(MENAFN- Arab Times) Pakistan's military says its warplanes have pounded militant hideouts in a troubled tribal region along the Afghan border, killing at least 17 suspected militants. In a statement released Friday, the military says the airstrikes were carried out the night before in Datta Khel area of North Waziristan.
The military says there were some foreigners among the 15 killed but provided no further details on their nationalities or identities. Reporters are barred from Pakistan's tribal regions and it is impossible to independently verify information from there. North Waziristan is one of seven tribal regions where local and foreign militants have found safe havens for years. They use the hideouts in the mountainous border area to launch attacks on both sides of the border.
The strikes came two days after the massacre of 45 minority Shiite Ismaili Muslims in Pakistan's largest city of Karachi claimed by the Islamic State group (IS) and the Taleban's Jundullah faction which has previously reportedly allied itself to IS. The air force jets targeted militants' hideouts on the edge of the Afghan border in the thick mountainous forests in the Wareka Mandi area of Shawal district in North Waziristan tribal region, 65 kms (40 miles) west of its capital Miranshah. "The air force jets pounded the areas close to the Afghan border in thick forests and killed at least 17 militants. Three compounds and five vehicles were also destroyed in the action," a security official in Miranshah told AFP. The official said that the killed militants included Uzbek and Afghan nationals and members of the Tehreek-i-Taleban Pakistan (TTP). Two local residents confirmed the attack to AFP.

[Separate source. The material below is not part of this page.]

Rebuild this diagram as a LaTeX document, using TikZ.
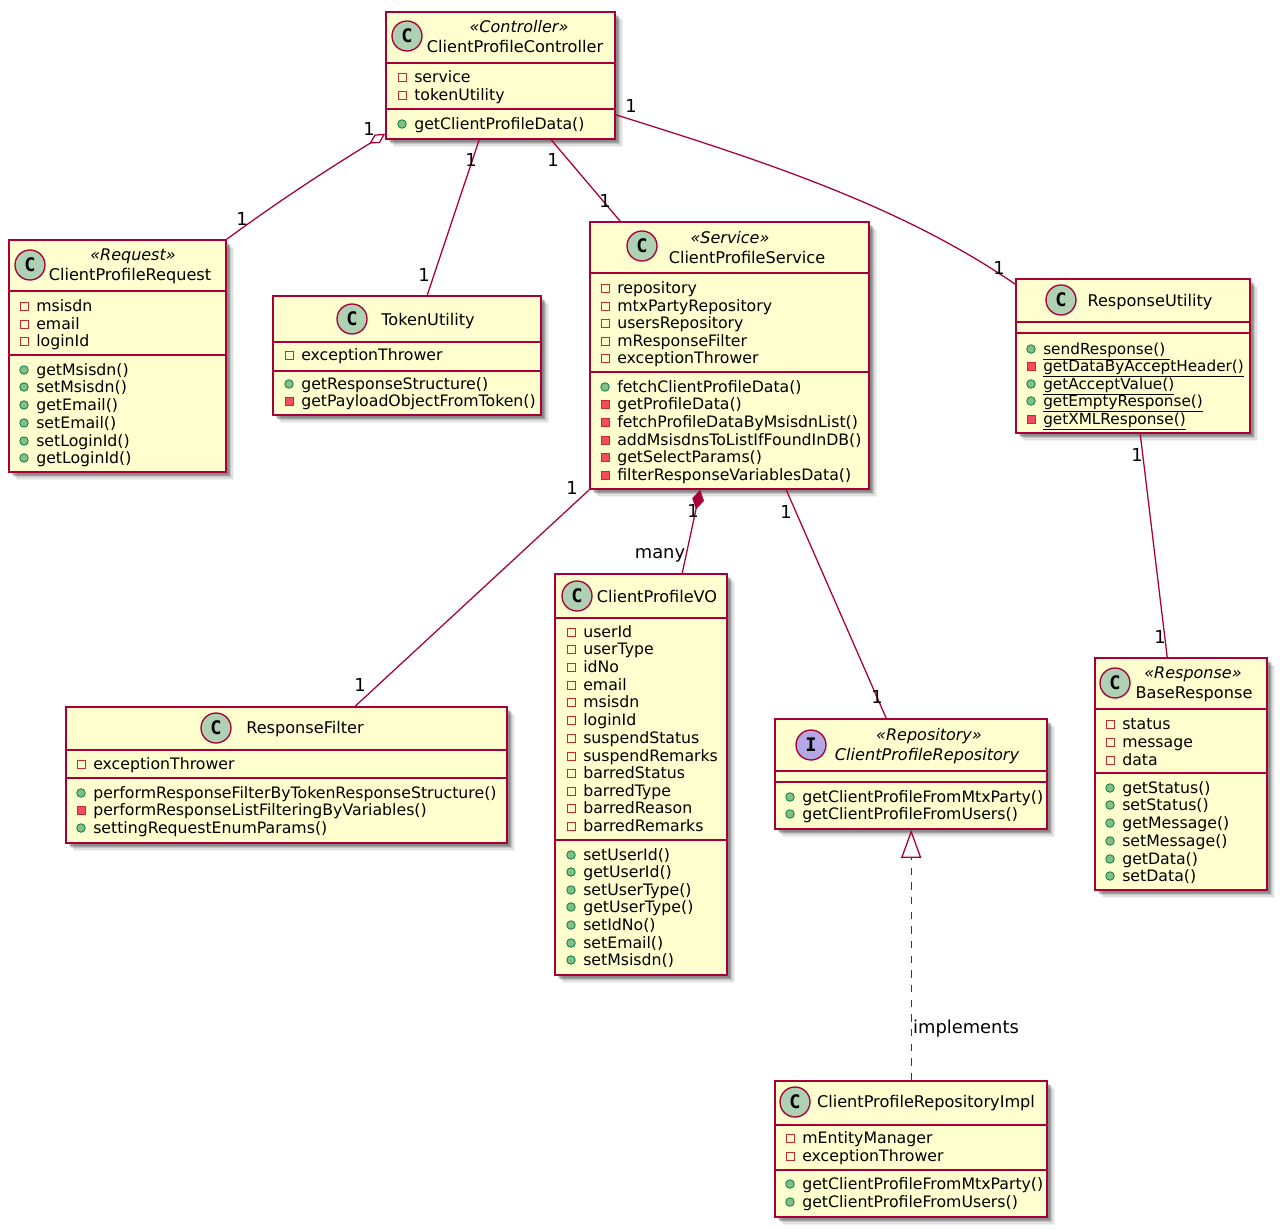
\documentclass[tikz,border=0pt]{standalone}
\usepackage{fontspec}
\setmainfont{DejaVu Sans}
\setmonofont{DejaVu Sans Mono}
\usetikzlibrary{arrows.meta,fit,shadows}

\definecolor{umlLine}{HTML}{A80036}
\definecolor{umlFill}{HTML}{FEFECE}
\definecolor{classCircle}{HTML}{ADD1B2}
\definecolor{ifaceCircle}{HTML}{B4A7E5}
\definecolor{privLine}{HTML}{C82930}
\definecolor{privFill}{HTML}{F24D5C}
\definecolor{pubLine}{HTML}{038048}
\definecolor{pubFill}{HTML}{84BE84}

\tikzset{
    classbox/.style={draw=umlLine, fill=umlFill, line width=1.2pt, inner sep=0pt,
        general shadow={shadow xshift=2pt, shadow yshift=-2pt, fill=black, opacity=.16},
        general shadow={shadow xshift=3pt, shadow yshift=-3pt, fill=black, opacity=.16},
        general shadow={shadow xshift=4pt, shadow yshift=-4pt, fill=black, opacity=.12},
        general shadow={shadow xshift=5pt, shadow yshift=-5pt, fill=black, opacity=.08},
        general shadow={shadow xshift=6pt, shadow yshift=-6pt, fill=black, opacity=.05}},
    classline/.style={draw=umlLine, line width=1pt},
    conn/.style={draw=umlLine, line width=.95pt},
    badge/.style={circle, draw=umlLine, line width=1pt, minimum size=22.5pt, inner sep=0pt,
        font=\fontsize{14}{14}\ttfamily\bfseries},
    classname/.style={inner sep=0pt, font=\fontsize{12.1}{14}\selectfont},
    stereo/.style={inner sep=0pt, font=\fontsize{12}{14}\itshape},
    memtext/.style={anchor=base west, inner sep=0pt, font=\fontsize{11.8}{14}\selectfont},
    lbl/.style={inner sep=0pt, font=\fontsize{13.4}{16}\selectfont},
    privfield/.style={rectangle, draw=privLine, line width=.6pt, minimum size=6pt, inner sep=0pt},
    privmethod/.style={rectangle, draw=privLine, fill=privFill, line width=.6pt, minimum size=6pt, inner sep=0pt},
    pubmethod/.style={circle, draw=pubLine, fill=pubFill, line width=.6pt, minimum size=6.4pt, inner sep=0pt},
}

\newcounter{memno}
% kind, x, y, text
\newcommand{\member}[4]{%
    \stepcounter{memno}%
    \node[#1] (icon\arabic{memno}) at (#2,#3) {};
    \node[memtext] (mem\arabic{memno}) at ([shift={(12,5.6)}]icon\arabic{memno}.center) {#4};
}
% name, x1, y1, x2, y2, first and second separator
\newcommand{\classbox}[7]{%
    \node[classbox, fit={(#2,#3) (#4,#5)}] (#1) {};
    \draw[classline] (#2,#6) -- (#4,#6);
    \draw[classline] (#2,#7) -- (#4,#7);
}
% static members are a little narrower
\newcommand{\staticmem}[1]{\fontsize{11.45}{14}\selectfont\underline{#1}}

\begin{document}
\begin{tikzpicture}[x=0.75pt, y=-0.75pt]
    \useasboundingbox (0,0) rectangle (1280,1230);

    % ClientProfileController
    \classbox{controller}{386}{12}{615}{139}{63}{109}
    \node[badge, fill=classCircle] (controllerC) at (407,36) {C};
    \node[stereo] (controllerS) at (519,27) {«Controller»};
    \node[classname] (controllerN) at (515,46) {ClientProfileController};
    \foreach \y/\t in {77/service, 95/tokenUtility} {\member{privfield}{402}{\y}{\t}}
    \member{pubmethod}{402}{124}{getClientProfileData()}

    % ClientProfileRequest
    \classbox{request}{9}{240}{226}{472}{291}{355}
    \node[badge, fill=classCircle] (requestC) at (30,265) {C};
    \node[stereo] (requestS) at (133,256) {«Request»};
    \node[classname] (requestN) at (130,276) {ClientProfileRequest};
    \foreach \y/\t in {306/msisdn, 324/email, 341/loginId} {\member{privfield}{24}{\y}{\t}}
    \foreach \y/\t in {370/getMsisdn(), 387/setMsisdn(), 405/getEmail(), 423/setEmail(), 441/setLoginId(), 458/getLoginId()} {\member{pubmethod}{24}{\y}{\t}}

    % TokenUtility
    \classbox{tokenUtility}{273}{296}{541}{415}{342}{371}
    \node[badge, fill=classCircle] (tokenUtilityC) at (352,319) {C};
    \node[classname] (tokenUtilityN) at (428,321) {TokenUtility};
    \member{privfield}{289}{355}{exceptionThrower}
    \member{pubmethod}{289}{384}{getResponseStructure()}
    \member{privmethod}{289}{401}{getPayloadObjectFromToken()}

    % ClientProfileService
    \classbox{service}{590}{222}{869}{489}{273}{372}
    \node[badge, fill=classCircle] (serviceC) at (642,246) {C};
    \node[stereo] (serviceS) at (730,238) {«Service»};
    \node[classname] (serviceN) at (747,257) {ClientProfileService};
    \foreach \y/\t in {288/repository, 306/mtxPartyRepository, 323/usersRepository, 341/mResponseFilter, 358/exceptionThrower} {\member{privfield}{605}{\y}{\t}}
    \member{pubmethod}{605}{387}{fetchClientProfileData()}
    \foreach \y/\t in {404/getProfileData(), 422/fetchProfileDataByMsisdnList(), 440/addMsisdnsToListIfFoundInDB(), 457/getSelectParams(), 475/filterResponseVariablesData()} {\member{privmethod}{605}{\y}{\t}}

    % ResponseUtility
    \classbox{responseUtility}{1016}{279}{1250}{433}{322}{333}
    \node[badge, fill=classCircle] (responseUtilityC) at (1061,300) {C};
    \node[classname] (responseUtilityN) at (1150,302) {ResponseUtility};
    \foreach \y/\t in {349/sendResponse()\,\,, 384/getAcceptValue(), 401/getEmptyResponse()} {\member{pubmethod}{1031}{\y}{\staticmem{\t}}}
    \foreach \y/\t in {366/getDataByAcceptHeader(), 419/getXMLResponse()} {\member{privmethod}{1031}{\y}{\staticmem{\t}}}

    % ResponseFilter
    \classbox{responseFilter}{66}{707}{507}{843}{750}{778}
    \node[badge, fill=classCircle] (responseFilterC) at (216,728) {C};
    \node[classname] (responseFilterN) at (305,729) {ResponseFilter};
    \member{privfield}{81}{764}{exceptionThrower}
    \member{pubmethod}{81}{793}{performResponseFilterByTokenResponseStructure()}
    \member{privmethod}{81}{810}{performResponseListFilteringByVariables()}
    \member{pubmethod}{81}{828}{settingRequestEnumParams()}

    % ClientProfileVO
    \classbox{profileVO}{555}{574}{727}{975}{618}{840}
    \node[badge, fill=classCircle] (profileVOC) at (577,596) {C};
    \node[classname] (profileVON) at (657,596) {ClientProfileVO};
    \foreach \y/\t in {632/userId, 649/userType, 667/idNo, 685/email, 702/msisdn, 720/loginId, 738/suspendStatus, 756/suspendRemarks, 773/barredStatus, 791/barredType, 808/barredReason, 826/barredRemarks} {\member{privfield}{571}{\y}{\t}}
    \foreach \y/\t in {855/setUserId(), 872/getUserId(), 890/setUserType(), 907/getUserType(), 925/setIdNo(), 943/setEmail(), 960/setMsisdn()} {\member{pubmethod}{571}{\y}{\t}}

    % ClientProfileRepository
    \classbox{repository}{775}{719}{1047}{829}{771}{782}
    \node[badge, fill=ifaceCircle] (repositoryC) at (811,745) {I};
    \node[stereo] (repositoryS) at (929,736) {«Repository»};
    \node[classname, font=\fontsize{12.1}{14}\itshape] (repositoryN) at (927,756) {ClientProfileRepository};
    \foreach \y/\t in {797/getClientProfileFromMtxParty(), 814/getClientProfileFromUsers()} {\member{pubmethod}{790}{\y}{\t}}

    % BaseResponse
    \classbox{baseResponse}{1095}{658}{1267}{890}{709}{773}
    \node[badge, fill=classCircle] (baseResponseC) at (1115,683) {C};
    \node[stereo] (baseResponseS) at (1193,674) {«Response»};
    \node[classname] (baseResponseN) at (1194,694) {BaseResponse};
    \foreach \y/\t in {724/status, 742/message, 760/data} {\member{privfield}{1110}{\y}{\t}}
    \foreach \y/\t in {788/getStatus(), 805/setStatus(), 823/getMessage(), 841/setMessage(), 859/getData(), 876/setData()} {\member{pubmethod}{1110}{\y}{\t}}

    % ClientProfileRepositoryImpl
    \classbox{repositoryImpl}{775}{1081}{1047}{1217}{1125}{1170}
    \node[badge, fill=classCircle] (repositoryImplC) at (795,1102) {C};
    \node[classname] (repositoryImplN) at (926,1103) {ClientProfileRepositoryImpl};
    \foreach \y/\t in {1138/mEntityManager, 1156/exceptionThrower} {\member{privfield}{790}{\y}{\t}}
    \foreach \y/\t in {1184/getClientProfileFromMtxParty(), 1202/getClientProfileFromUsers()} {\member{pubmethod}{790}{\y}{\t}}

    % Connectors
    \draw[conn, {Diamond[open, length=14pt, width=7.5pt]}-] ([shift={(0,-6)}]controller.south west) .. controls (335,165) and (290,193) .. (request.north east);
    \draw[conn] ([shift={(94,0)}]controller.south west) -- ([shift={(155,0)}]tokenUtility.north west);
    \draw[conn] ([shift={(166,0)}]controller.south west) -- ([shift={(31,0)}]service.north west);
    \draw[conn] ([shift={(0,-25)}]controller.south east) .. controls (760,160) and (900,205) .. ([shift={(0,6)}]responseUtility.north west);
    \draw[conn] (service.south west) -- ([shift={(290,0)}]responseFilter.north west);
    \draw[conn, {Diamond[length=15pt, width=9pt]}-] ([shift={(111,0)}]service.south west) -- ([shift={(128,0)}]profileVO.north west);
    \draw[conn] ([shift={(197,0)}]service.south west) -- ([shift={(112,0)}]repository.north west);
    \draw[conn] ([shift={(125,0)}]responseUtility.south west) -- ([shift={(73,0)}]baseResponse.north west);
    \draw[conn, dash pattern=on 5.5pt off 5.5pt, -{Triangle[open, length=21pt, width=15pt]}] ([shift={(137,0)}]repositoryImpl.north west) -- ([shift={(137,0)}]repository.south west);

    % Connector labels
    \node[lbl] (lblA) at (369,129) {1};
    \node[lbl] (lblB) at (242,219) {1};
    \node[lbl] (lblC) at (471,160) {1};
    \node[lbl] (lblD) at (424,275) {1};
    \node[lbl] (lblE) at (553,160) {1};
    \node[lbl] (lblF) at (605,201) {1};
    \node[lbl] (lblG) at (631,106) {1};
    \node[lbl] (lblH) at (999,268) {1};
    \node[lbl] (lblI) at (572,488) {1};
    \node[lbl] (lblJ) at (360,685) {1};
    \node[lbl] (lblK) at (693,511) {1};
    \node[lbl] (lblL) at (660,555) {many};
    \node[lbl] (lblM) at (786,512) {1};
    \node[lbl] (lblN) at (877,697) {1};
    \node[lbl] (lblO) at (1137,455) {1};
    \node[lbl] (lblP) at (1160,637) {1};
    \node[lbl] (lblQ) at (966,1029) {implements};
\end{tikzpicture}
\end{document}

Senior military officials based in Peshawar said they were not in a position to confirm the exact death toll but confirmed that the strikes happened in the area. The region is remote and offlimits to journalists, making it difficult to verify the number and identity of those killed. Wednesday's attack on Pakistani minority Shiite Ismaili Muslims was the second-deadliest in Pakistan this year after 62 Shiite Muslims were killed in a suicide bombing in late January.

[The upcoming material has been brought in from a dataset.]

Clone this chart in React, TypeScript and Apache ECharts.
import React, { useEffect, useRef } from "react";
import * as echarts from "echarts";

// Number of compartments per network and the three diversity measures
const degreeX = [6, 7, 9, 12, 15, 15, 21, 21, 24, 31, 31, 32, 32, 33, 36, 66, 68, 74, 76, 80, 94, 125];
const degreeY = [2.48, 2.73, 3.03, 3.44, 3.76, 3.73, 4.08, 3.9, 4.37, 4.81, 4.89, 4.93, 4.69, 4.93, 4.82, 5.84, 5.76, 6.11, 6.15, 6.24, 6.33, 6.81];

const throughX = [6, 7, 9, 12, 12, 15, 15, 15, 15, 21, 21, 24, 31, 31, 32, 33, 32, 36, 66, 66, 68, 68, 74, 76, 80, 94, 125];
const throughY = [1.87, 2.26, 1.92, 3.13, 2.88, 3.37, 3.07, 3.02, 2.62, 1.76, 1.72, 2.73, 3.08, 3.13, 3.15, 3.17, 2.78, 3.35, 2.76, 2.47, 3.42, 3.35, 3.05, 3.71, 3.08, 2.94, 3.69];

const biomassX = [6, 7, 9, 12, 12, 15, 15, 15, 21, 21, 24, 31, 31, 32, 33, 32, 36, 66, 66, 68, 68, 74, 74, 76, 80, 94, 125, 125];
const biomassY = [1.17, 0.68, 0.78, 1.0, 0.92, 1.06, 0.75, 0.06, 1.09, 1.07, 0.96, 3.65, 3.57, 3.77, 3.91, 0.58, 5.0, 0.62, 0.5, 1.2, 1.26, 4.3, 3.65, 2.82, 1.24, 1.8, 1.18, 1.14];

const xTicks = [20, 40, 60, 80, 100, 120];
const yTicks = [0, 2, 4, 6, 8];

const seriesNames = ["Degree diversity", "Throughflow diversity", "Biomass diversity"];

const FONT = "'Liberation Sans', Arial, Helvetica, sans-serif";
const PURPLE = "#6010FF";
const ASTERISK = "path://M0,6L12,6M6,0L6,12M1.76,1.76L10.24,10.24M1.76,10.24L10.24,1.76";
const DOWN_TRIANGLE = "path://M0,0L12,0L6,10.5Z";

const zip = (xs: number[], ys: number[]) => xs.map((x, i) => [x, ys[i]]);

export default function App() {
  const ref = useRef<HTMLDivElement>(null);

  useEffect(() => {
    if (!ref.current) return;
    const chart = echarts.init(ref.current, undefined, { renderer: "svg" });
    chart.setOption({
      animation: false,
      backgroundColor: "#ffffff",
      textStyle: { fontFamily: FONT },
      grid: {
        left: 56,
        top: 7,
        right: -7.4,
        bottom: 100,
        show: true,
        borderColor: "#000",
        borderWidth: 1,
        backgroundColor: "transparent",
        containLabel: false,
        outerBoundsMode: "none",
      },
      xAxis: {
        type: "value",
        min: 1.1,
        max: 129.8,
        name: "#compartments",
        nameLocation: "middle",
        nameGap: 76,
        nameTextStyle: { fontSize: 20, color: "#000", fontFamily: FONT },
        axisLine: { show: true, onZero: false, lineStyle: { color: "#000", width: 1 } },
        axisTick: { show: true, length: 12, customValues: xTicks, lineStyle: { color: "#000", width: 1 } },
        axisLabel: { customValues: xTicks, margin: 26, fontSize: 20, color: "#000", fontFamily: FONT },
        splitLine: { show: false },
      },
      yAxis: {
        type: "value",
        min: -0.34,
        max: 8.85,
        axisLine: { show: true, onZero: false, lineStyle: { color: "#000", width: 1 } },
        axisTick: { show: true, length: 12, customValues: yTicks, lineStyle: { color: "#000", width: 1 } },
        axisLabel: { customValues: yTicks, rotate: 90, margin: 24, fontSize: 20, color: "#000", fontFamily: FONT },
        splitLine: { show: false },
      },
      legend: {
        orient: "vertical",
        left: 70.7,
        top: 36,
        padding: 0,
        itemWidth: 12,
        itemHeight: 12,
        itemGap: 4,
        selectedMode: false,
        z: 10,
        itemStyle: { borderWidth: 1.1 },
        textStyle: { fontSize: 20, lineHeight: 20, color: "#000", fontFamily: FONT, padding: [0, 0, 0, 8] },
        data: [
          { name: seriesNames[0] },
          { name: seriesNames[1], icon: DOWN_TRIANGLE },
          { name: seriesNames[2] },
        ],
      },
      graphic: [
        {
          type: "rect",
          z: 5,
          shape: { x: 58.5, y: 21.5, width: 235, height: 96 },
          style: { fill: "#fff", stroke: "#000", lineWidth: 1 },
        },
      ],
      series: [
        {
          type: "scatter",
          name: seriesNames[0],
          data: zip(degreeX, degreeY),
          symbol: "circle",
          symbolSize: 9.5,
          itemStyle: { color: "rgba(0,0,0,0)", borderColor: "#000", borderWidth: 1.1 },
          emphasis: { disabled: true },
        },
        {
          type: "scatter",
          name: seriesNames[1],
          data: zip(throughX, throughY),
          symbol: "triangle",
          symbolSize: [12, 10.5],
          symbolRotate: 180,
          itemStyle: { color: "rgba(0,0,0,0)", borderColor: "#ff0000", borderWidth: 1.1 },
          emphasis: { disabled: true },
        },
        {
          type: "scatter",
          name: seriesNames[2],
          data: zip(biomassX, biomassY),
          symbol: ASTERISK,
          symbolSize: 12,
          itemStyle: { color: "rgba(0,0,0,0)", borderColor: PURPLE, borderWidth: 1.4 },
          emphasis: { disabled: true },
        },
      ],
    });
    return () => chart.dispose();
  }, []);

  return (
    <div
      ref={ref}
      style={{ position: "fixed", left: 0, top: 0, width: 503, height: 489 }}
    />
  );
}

The previous death toll was 44 but increased to 45 after another wounded person succumbed to their injuries, a community spokesman and hospital official said Friday. Meanwhile, a lone gunman on a motorbike shot dead a senior Pakistani police officer in the volatile southern city Karachi on Friday, police said, the third in an sudden spate of killings targeting senior officers in the city. "The killing of three senior ranking officers in 15 days is quite unusual," a senior police officer requesting not be named told Reuters. "Earlier, low-ranking policemen like constables and assistant subinspectors were being targeted, but now the pattern is changing." It was unclear who was behind the shootings, or even if they are linked.

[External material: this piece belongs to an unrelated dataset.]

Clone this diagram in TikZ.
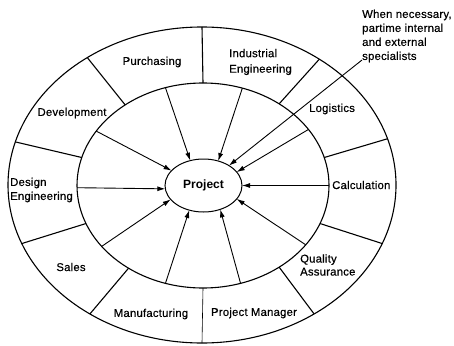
\documentclass[tikz,border=0pt]{standalone}
\usepackage{fontspec}
\setmainfont{Liberation Sans}
\newfontfamily\labelfont{Liberation Sans}[FakeBold=0.5,LetterSpace=2]
\usetikzlibrary{shapes.geometric,arrows.meta}
\begin{document}
\begin{tikzpicture}[x=1pt,y=-1pt,
  ring/.style={ellipse,draw,line width=1.1pt,inner sep=0pt,outer sep=0pt},
  divider/.style={line width=1.1pt},
  feed/.style={line width=0.9pt,-{Latex[length=8pt,width=5pt]}},
  lbl/.style={font=\labelfont\fontsize{11.3}{14}\selectfont,inner sep=0pt,align=left},
]
\useasboundingbox (0,0) rectangle (454,345);

% the three concentric rings
\node[ring,minimum width=388pt,minimum height=316pt] (outer) at (202,185) {};
\node[ring,minimum width=252pt,minimum height=205pt] (inner) at (203,185.5) {};
\node[ring,line width=1pt,minimum width=77pt,minimum height=53pt,
      font=\bfseries\fontsize{12}{13}\selectfont] (proj) at (203.5,185.5) {Project};

% sector dividers of the outer band
\draw[divider] (inner.90) -- (outer.90);
\draw[divider] (inner.134.5) -- (outer.132.3);
\draw[divider] (inner.167.8) -- (outer.167);
\draw[divider] (inner.198.2) -- (outer.198.4);
\draw[divider] (inner.228) -- (outer.229);
\draw[line width=0.6pt] (inner.270) -- (outer.270);
\draw[divider] (inner.313) -- (outer.311.6);
\draw[divider] (inner.342.4) -- (outer.342.7);
\draw[divider] (inner.13.6) -- (outer.14.4);
\draw[divider] (inner.47) -- (outer.47.5);

% contributions flowing into the project
\draw[feed] (inner.111.5) -- (proj.118.7);
\draw[feed] (inner.68.3) -- (proj.59);
\draw[feed] (inner.28.9) -- (proj.22.2);
\draw[feed] (inner.0) -- (proj.0);
\draw[feed] (inner.-30.5) -- (proj.-22);
\draw[feed] (inner.-69.2) -- (proj.-55);
\draw[feed] (inner.-111) -- (proj.-120);
\draw[feed] (inner.211.7) -- (proj.203);
\draw[feed] (inner.181.6) -- (proj.185);
\draw[feed] (inner.153) -- (proj.155.6);

% sector labels
\node[lbl] (purch) at (152,62) {Purchasing};
\node[lbl,anchor=west,font=\labelfont\fontsize{11.3}{15.5}\selectfont] (indeng) at (229,62) {Industrial\\Engineering};
\node[lbl] (logi) at (332,109) {Logistics};
\node[lbl,anchor=west] (calc) at (332,185) {Calculation};
\node[lbl,anchor=west,font=\labelfont\fontsize{11.3}{13}\selectfont] (qa) at (300,265) {Quality\\Assurance};
\node[lbl] (pm) at (254,313) {Project Manager};
\node[lbl] (manu) at (151,314) {Manufacturing};
\node[lbl] (sales) at (71,267) {Sales};
\node[lbl,anchor=west] (design) at (10,190) {Design\\Engineering};
\node[lbl] (devel) at (72,113) {Development};

% external specialists
\node[lbl,anchor=west] (spec) at (362,36) {When necessary,\\partime internal\\and external\\specialists};
\coordinate (specfoot) at (362,60);
\draw[feed] (specfoot) -- (proj.38.3);
\end{tikzpicture}
\end{document}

Friday's killing of Superintendent Ejaz Haider was claimed by both a Taleban spokesman and a Twitter account purporting to be from a breakaway group of Pakistani militants who have sworn allegiance to Islamic State, according to the SITE Intelligence Group, which monitors jihadi communications. Neither claim could be immediately verified. Pakistani authorities doubt that Islamic State has operational links with Pakistani militants. But it underline fears that the ultra-violent Islamic State is inspiring Pakistani militant groups to emulate it, even if the groups do not share funding or fighters.